The answer to your question is "yes" - there is a legal remedy
available to him. But it is one he needs to exercise now.
From what you have described, neither the mother nor your friend are
disputing the issue of paternity. Your friend nonetheless wishes to
continue his parent-child relationship with his daughter after the
divorce, despite his non-parternity.
The legal remedy available to him is called "equitable parenthood". In
the case of E.N.O. vs. L.M.M., 429 Mass. 824; 711 N.E.2d 886 (1999),
the Massachusetts Supreme Judicial Court recently described "equitable
parenthood" as follows:
The equitable parent doctrine provides that the husband of the
biological mother of a child born or conceived during marriage, who is
not the biological father of a child, may be treated as the father if
a parental relationship is acknowledged by the father and child or is
developed in cooperation with the mother.
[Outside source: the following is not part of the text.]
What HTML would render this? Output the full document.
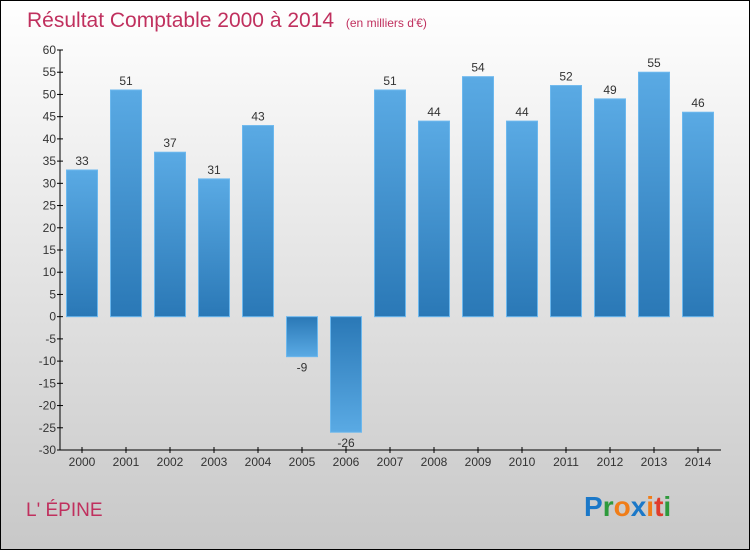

See C.M. v. P.R., 420 Mass.
220, 223-24, 649 N.E.2d 154 (1995).
(If you are not familiar with legal notation, cases are cited in the
form of "Volume, Reporter Name, Page Number". For example, "429 Mass.
824" means "Volume 429 of the Massachusetts Reporter, starting at page
So as long as the child was conceived while your friend was married to
the mother, and as long as he had a father-child relationship with the
child developed in cooperation with the mother, he can assert that he
is an "equitable parent", and thus should be vested by the court with
the full rights (and duties) of parenthood. From your summary of the
facts, it appears that all of these elements have been met.
When I refer to duties, please note that as an adjudicated equitable
parent, in addition to having the ability to seek court-ordered
custody or parenting time, he can also be obligated to pay child
support, provide insurance, or otherwise support the child just as if
it were his biological child.
The reason I say he needs to assert his rights now is that, should he
wait until after a divorce judgment declares that he is not the father
and has no rights, he will be unable to subsequently claim to be an
equitable parent. A court would almost certainly subsequently apply
the doctrine of "res judicata" - essentially, "something already
decided by the court" - to prevent him from re-opening the issue of
his rights as a parent.
So, if he wishes to preserve his rights, he should work with his
attorney *now*, to assert his rights as an equitable parent before the
trial court issues a judgment of divorce which forecloses his rights.
As a lawyer with a background in family law, I have worked on a number
of cases where the issue of equitable parenthood arose. I applied this
knowledge to find the relevant case law in Massachusetts, to confirm
the existence and extent of the doctrine in that state.
I utilized the LexisOne database of case law, which provides free
access to recent case law from around the nation to registered users.
I searched for "equit! /2 parent!" - with the "!" being a "wildcard
character", and "/2" meaning "within two words of". This search was
designed to bring up the most common variations on the term "equitable
parent", including "equitable parenthood" and "parenthood by equity".
I also ran a Google search for "equitable parent massachusetts".
I hope your friend finds this information to be helpful.